Indonesia's own coal consumption will decrease by 52% comparing 2025 to 2050, with the focus for energy production shifting towards renewables, such as solar. The latter is shown by Indonesia’s photovoltaic cell and panel imports value, growing 164% comparing 2023 to 2024, according to Market Intelligence data.

Who are the main exporters of solar power equipment?
Coal’s demise is propelled by renewables’ rise, although the sector is not without its challenges. What appears to be Europe’s decarbonization success can also be seen as a dependency on coal-powered Chinese manufacturing.
The global expansion of installing renewable energy resulted in global trade in solar panels that is projected to increase by 80% between 2025 and 2040 in real value terms according to Market Intelligence estimates.
Mainland China dominates global solar panel manufacturing, producing around 80% of the world's solar panels. In 2024, the main importers were the Netherlands, India, Brazil, Pakistan, Saudi Arabia, and Spain.
While India has been increasing its own solar module production, imports remain substantial. Mainland China and Vietnam are the primary suppliers, with mainland China holding a significant 78% share of the market.
Who are the main exporters of wind power equipment?
As for wind-powered electric generators, the main exporters in 2024 were Germany and Denmark with a combined export value of US$ 4.1 billion. Both mainland China and India also hold a significant share in world wind-powered electric generators production and trade, representing 18% and 3% of exports respectively.
The demand side for power generation in Europe is also influenced by the generation of renewable fuels. In 2025, commercial and industrial needs are forecast to take up the majority of energy usage, but the main influence for demand in future will be the generation of green hydrogen, with a forecasted demand of 909TWh in 2050, according to Commodity Insights.
This increase in demand is driven by the transport sector, where rail as well as trucks, and ships, are planned to run on hydrogen and electricity, with various fleets choosing a hybrid between the two. This electrification is expected to increase the transport sector’s energy demand by 638% in 2050 compared to 2025.
Major manufacturing countries of solar and windfarm equipment, such as mainland China, Germany, and Denmark are also among the countries heavily investing in its use, thereby securing access to equipment in future.
How is mainland China influencing the renewables market?
In 2020, mainland China pledged carbon neutrality by 2060 and reaffirmed its 2030 carbon peak target. By 2023, it led global renewables growth, cut coal’s energy share by four points, and became the top LNG importer. While it drove two-thirds of global oil demand growth over the past decade, this is set to slow as its economy transitions and road transport decarbonizes.

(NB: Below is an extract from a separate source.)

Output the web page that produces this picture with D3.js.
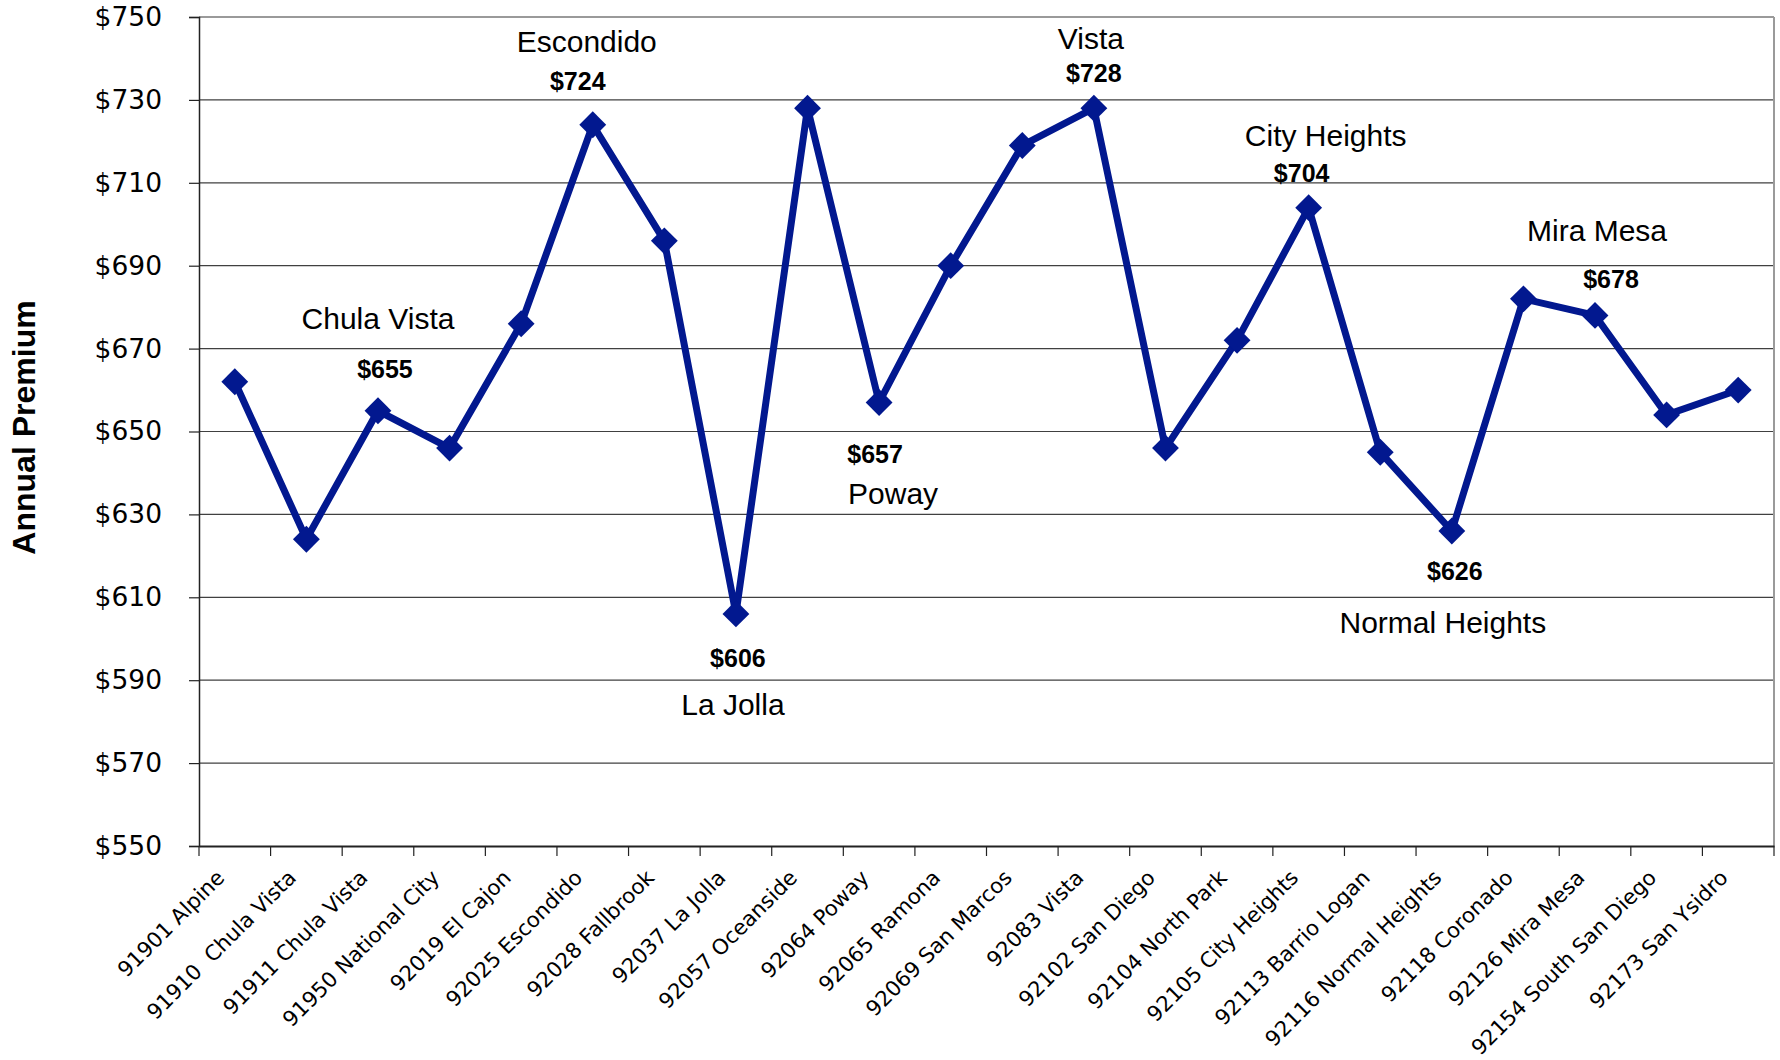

How mainland China navigates its carbon commitments while ensuring economic stability and energy supply security, will significantly shape the development of its energy sector and have implications for the global market. Therefore, its decisions on coal, and other fossil fuels, directly affect energy policies and prices.
This also affects global supply chains and trade patterns. If mainland China remains carbon-intensive while other countries tighten regulations, manufacturers might relocate there, undermining global climate efforts.
Countries such as Vietnam or Malaysia, which position themselves as manufacturing reshoring hubs, continue to import equipment, leaving potential to increase their share of decarbonization equipment on their manufacturing lines.